La estrategia es simple pero efectiva. El mismo partido que comete los pecados, se autoconcede la absolución, se pone una penitencia ligerita y regresa al combate político con nuevos bríos y totalmente limpio de polvo y paja. Este sencillo silogismo permite que Esperanza Aguirre se haya convertido en la principal estrella emergente del PP madrileño, gracias a su capacidad para defenestrar a los componentes de una pequeña legión de cargos corruptos que ella misma había nombrado. Recurriendo a esta elástica línea de pensamiento, también se puede transformar a uno de los símbolos del triunfo económico de la era Aznar, Rodrigo Rato, en el chivo expiatorio de innumerables casos de corrupción, paseando su ejemplarizante humillación pública por todos los telediarios, sin preguntarse en ningún momento aquello de «de dónde saca para tanto como destaca». Sobre esta misma trama argumental se asientan todo tipo de operaciones; desde el relevo de Sonia Castedo en la Alcaldía y la candidatura de Alicante a numerosas maniobras destinadas a retirar de la circulación a aquellos dirigentes que más se habían quemado en el incendio general de los escándalos políticos y del rechazo social.
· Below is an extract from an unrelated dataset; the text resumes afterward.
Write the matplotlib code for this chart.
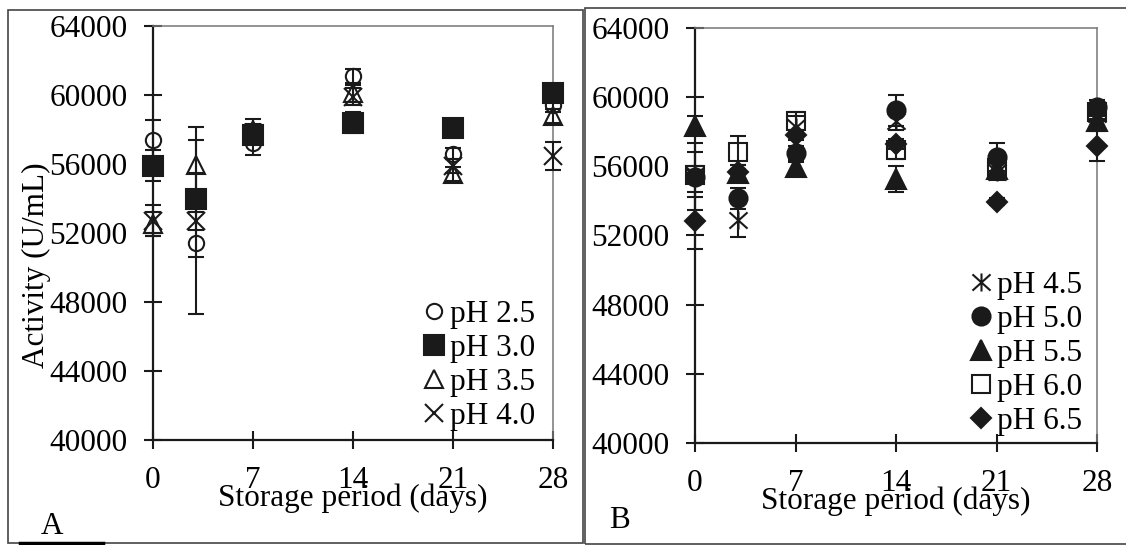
import matplotlib
matplotlib.use('Agg')
import matplotlib.pyplot as plt
from matplotlib.lines import Line2D
from matplotlib.patches import Rectangle
from matplotlib.path import Path

plt.rcParams['font.family'] = ['Liberation Serif', 'DejaVu Serif']
plt.rcParams['font.size'] = 22.5

days = [0, 3, 7, 14, 21, 28]
day_ticks = [0, 7, 14, 21, 28]
y_ticks = [40000, 44000, 48000, 52000, 56000, 60000, 64000]

# panel A: pH 2.5 - 4.0
ph25 = [57400, 51400, 57200, 61100, 56600, 59400]
ph25_err = [1150, 4100, 700, 400, 300, 400]
ph30 = [55900, 54000, 57700, 58400, 58100, 60100]
ph30_err = [900, 3400, 400, 600, 300, 300]
ph35 = [52500, 55950, 58000, 60100, 55400, 58800]
ph35_err = [700, 2200, 600, 500, 400, 400]
ph40 = [52700, 52700, 57800, 59900, 55900, 56450]
ph40_err = [900, 500, 500, 500, 400, 800]

# panel B: pH 4.5 - 6.5
ph45 = [55500, 52900, 58300, 58600, 55700, 59000]
ph45_err = [300, 1000, 600, 500, 500, 400]
ph50 = [55400, 54150, 56750, 59250, 56550, 59450]
ph50_err = [1950, 600, 400, 900, 800, 400]
ph55 = [58350, 55600, 55950, 55250, 55850, 58600]
ph55_err = [550, 500, 300, 750, 400, 300]
ph60 = [55500, 56800, 58600, 56950, 55900, 59150]
ph60_err = [1300, 950, 550, 500, 500, 400]
ph65 = [52850, 55700, 57800, 57300, 53950, 57150]
ph65_err = [1650, 400, 300, 300, 200, 870]

star = Path([(-0.5, -0.45), (0.5, 0.45), (-0.5, 0.45), (0.5, -0.45), (0, -0.5), (0, 0.5)],
            [Path.MOVETO, Path.LINETO, Path.MOVETO, Path.LINETO, Path.MOVETO, Path.LINETO])

series_a = [
    ('pH 2.5', ph25, ph25_err, dict(marker='o', ms=11, mfc='none')),
    ('pH 3.0', ph30, ph30_err, dict(marker='s', ms=14, mfc='#1a1a1a')),
    ('pH 3.5', ph35, ph35_err, dict(marker='^', ms=13, mfc='none')),
    ('pH 4.0', ph40, ph40_err, dict(marker='x', ms=13, mfc='none')),
]
series_b = [
    ('pH 4.5', ph45, ph45_err, dict(marker=star, ms=13, mfc='none')),
    ('pH 5.0', ph50, ph50_err, dict(marker='o', ms=13, mfc='#1a1a1a')),
    ('pH 5.5', ph55, ph55_err, dict(marker='^', ms=14, mfc='#1a1a1a')),
    ('pH 6.0', ph60, ph60_err, dict(marker='s', ms=13, mfc='none')),
    ('pH 6.5', ph65, ph65_err, dict(marker='D', ms=10, mfc='#1a1a1a')),
]

W, H = 1126, 545
fig = plt.figure(figsize=(W / 100, H / 100), dpi=100)


def px_axes(x0, y0, x1, y1):
    return fig.add_axes([x0 / W, 1 - y1 / H, (x1 - x0) / W, (y1 - y0) / H])


def draw_panel(ax, series, legend_anchor):
    handles = []
    for label, vals, err, style in series:
        c = ax.errorbar(days, vals, yerr=err, fmt='none', ecolor='#1a1a1a',
                        elinewidth=1.5, capsize=6, capthick=1.5, zorder=3)
        for art in c.get_children():
            art.set_clip_on(False)
        ax.plot(days, vals, ls='none', mec='#1a1a1a', mew=1.5, clip_on=False,
                zorder=4, **style)
        handles.append(Line2D([], [], ls='none', mec='#1a1a1a', mew=1.5, **style))
    ax.set_xlim(0, 28)
    ax.set_ylim(40000, 64000)
    ax.set_xticks(day_ticks)
    ax.set_yticks(y_ticks)
    ax.tick_params(direction='inout', length=13, width=1.5, pad=12, color='#1a1a1a')
    for side in ['left', 'bottom']:
        ax.spines[side].set_linewidth(1.6)
        ax.spines[side].set_color('#1a1a1a')
    for side in ['top', 'right']:
        ax.spines[side].set_linewidth(1.1)
        ax.spines[side].set_color('#777777')
    ax.set_xlabel('Storage period (days)')
    ax.xaxis.set_label_coords(0.5, -0.105)
    ax.legend(handles, [s[0] for s in series], loc='lower right',
              bbox_to_anchor=legend_anchor, frameon=False, handlelength=0.7,
              handletextpad=0.15, labelspacing=0.16, borderpad=0, borderaxespad=0)


ax_a = px_axes(153, 26, 553, 440)
draw_panel(ax_a, series_a, (0.955, 0.022))
ax_b = px_axes(695, 28, 1097, 443)
draw_panel(ax_b, series_b, (0.963, 0.018))

fig.text(36 / W, 1 - 265 / H, 'Activity (U/mL)', rotation=90, ha='center', va='center')
fig.text(52 / W, 1 - 527 / H, 'A', ha='center', va='center')
fig.text(620 / W, 1 - 521 / H, 'B', ha='center', va='center')

# outer panel frames
fig.patches.append(Rectangle((8 / W, 1 - 543 / H), 575 / W, 533 / H, transform=fig.transFigure,
                             fill=False, ec='#444444', lw=1.2))
fig.patches.append(Rectangle((585 / W, 1 - 544 / H), 545 / W, 536 / H, transform=fig.transFigure,
                             fill=False, ec='#444444', lw=1.2))
fig.add_artist(Line2D([20 / W, 103 / W], [1 - 543 / H, 1 - 543 / H], transform=fig.transFigure,
                      color='black', lw=2.5))

fig.savefig('out.png', dpi=100, facecolor='white')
Estamos ante una jugada de altísima política; ante un gran dispositivo de manipulación de la opinión pública primorosamente armado, que además se ve acompañado por una poderosa campaña propagandística en la que no se han regateado ni el dinero ni los medios humanos. Este montaje aparentemente perfecto presenta sin embargo un punto flaco de alto riesgo, que puede echar al traste toda la planificación: su éxito depende de que se produzca una gran epidemia de amnesia colectiva; de que millones de personas se olviden el día de las votaciones de que el PP es el mismo partido que aplicó drásticos recortes sociales, el mismo que subió los impuestos incumpliendo su programa electoral y el mismo que se vio inmerso en gravísimos casos de corrupción, que salpicaron hasta sus despachos más nobles.
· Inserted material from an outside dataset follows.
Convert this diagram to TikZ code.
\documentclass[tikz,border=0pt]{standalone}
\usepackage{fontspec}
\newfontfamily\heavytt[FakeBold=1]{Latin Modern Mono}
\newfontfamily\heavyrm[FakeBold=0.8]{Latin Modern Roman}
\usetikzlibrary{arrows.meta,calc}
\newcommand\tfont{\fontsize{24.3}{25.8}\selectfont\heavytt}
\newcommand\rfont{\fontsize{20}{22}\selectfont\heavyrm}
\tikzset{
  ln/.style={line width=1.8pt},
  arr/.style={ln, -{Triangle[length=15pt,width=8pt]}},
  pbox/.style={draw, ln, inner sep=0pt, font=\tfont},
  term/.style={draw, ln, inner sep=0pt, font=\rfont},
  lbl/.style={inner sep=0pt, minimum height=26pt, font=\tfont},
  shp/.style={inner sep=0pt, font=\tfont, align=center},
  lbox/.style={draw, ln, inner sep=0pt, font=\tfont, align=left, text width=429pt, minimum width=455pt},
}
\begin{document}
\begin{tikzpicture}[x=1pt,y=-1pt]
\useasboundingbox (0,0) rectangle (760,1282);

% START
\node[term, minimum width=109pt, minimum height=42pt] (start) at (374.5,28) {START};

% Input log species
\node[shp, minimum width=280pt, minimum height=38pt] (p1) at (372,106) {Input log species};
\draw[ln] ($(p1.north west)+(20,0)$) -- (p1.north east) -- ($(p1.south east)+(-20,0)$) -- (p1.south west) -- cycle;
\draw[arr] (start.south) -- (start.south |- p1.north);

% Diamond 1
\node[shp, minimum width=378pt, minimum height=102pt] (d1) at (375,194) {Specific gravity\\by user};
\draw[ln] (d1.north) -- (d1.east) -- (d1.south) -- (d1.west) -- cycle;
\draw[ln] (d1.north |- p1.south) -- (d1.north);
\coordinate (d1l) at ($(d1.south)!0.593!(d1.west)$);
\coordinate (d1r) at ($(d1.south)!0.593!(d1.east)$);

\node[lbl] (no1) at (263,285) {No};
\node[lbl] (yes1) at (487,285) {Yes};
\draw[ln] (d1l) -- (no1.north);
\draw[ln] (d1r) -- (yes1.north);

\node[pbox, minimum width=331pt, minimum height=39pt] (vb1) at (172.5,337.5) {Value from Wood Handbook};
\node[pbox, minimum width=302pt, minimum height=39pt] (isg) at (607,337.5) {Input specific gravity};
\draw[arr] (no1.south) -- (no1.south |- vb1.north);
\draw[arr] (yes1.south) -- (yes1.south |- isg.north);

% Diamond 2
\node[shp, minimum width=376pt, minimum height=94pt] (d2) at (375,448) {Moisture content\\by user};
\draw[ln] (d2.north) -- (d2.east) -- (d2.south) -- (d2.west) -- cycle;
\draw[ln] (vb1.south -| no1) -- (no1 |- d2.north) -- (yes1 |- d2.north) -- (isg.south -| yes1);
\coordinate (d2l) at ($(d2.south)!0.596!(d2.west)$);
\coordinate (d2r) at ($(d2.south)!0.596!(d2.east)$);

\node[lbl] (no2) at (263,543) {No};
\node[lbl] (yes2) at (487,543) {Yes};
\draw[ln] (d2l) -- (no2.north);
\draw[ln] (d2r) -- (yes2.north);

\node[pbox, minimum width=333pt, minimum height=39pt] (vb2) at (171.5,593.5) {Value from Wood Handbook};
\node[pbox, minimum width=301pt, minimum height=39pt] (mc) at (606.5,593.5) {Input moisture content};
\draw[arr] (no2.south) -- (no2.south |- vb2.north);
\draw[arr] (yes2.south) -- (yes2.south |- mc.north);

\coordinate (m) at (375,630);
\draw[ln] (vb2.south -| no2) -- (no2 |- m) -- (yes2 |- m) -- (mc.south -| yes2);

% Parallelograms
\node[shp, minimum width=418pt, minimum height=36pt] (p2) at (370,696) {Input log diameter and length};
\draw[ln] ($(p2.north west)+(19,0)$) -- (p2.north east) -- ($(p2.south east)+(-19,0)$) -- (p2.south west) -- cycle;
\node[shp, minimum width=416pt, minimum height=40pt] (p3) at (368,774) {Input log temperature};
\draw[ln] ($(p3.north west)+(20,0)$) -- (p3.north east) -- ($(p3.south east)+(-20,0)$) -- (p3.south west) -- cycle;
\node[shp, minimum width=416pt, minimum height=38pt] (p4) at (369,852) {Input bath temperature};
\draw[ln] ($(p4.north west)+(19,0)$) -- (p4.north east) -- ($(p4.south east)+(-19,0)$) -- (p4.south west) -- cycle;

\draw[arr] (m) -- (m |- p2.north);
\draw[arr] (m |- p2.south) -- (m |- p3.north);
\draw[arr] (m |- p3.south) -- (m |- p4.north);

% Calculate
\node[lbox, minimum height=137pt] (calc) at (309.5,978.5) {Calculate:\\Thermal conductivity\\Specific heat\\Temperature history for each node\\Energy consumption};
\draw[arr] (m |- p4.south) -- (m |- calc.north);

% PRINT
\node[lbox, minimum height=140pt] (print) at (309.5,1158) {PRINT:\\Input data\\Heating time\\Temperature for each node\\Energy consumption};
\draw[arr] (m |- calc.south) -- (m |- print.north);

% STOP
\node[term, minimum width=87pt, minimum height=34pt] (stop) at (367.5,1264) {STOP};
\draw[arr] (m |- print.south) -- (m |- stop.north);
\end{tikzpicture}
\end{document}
La eterna batalla entre la realidad y la propaganda vuelve a situarse en el eje central de una campaña electoral. En este caso concreto, el PP ha forzado hasta extremos desconocidos el viejo hábito político de maquillar con efectos especiales el verdadero estado del país. Es una apuesta a la desesperada; un último salto mortal lleno de peligros, que puede acabar teniendo efectos contraproducentes para sus promotores. La brusca y masiva fuga de votos a otras formaciones de centro derecha, como Ciudadanos, es una señal irrefutable de que esta arriesgada táctica no acaba de arrancar. Millones de españoles le han pillado el truco al prestidigitador y han decidido que cualquier opción -por imprevisible e inconsistente que sea- es preferible a la de seguir picando el anzuelo.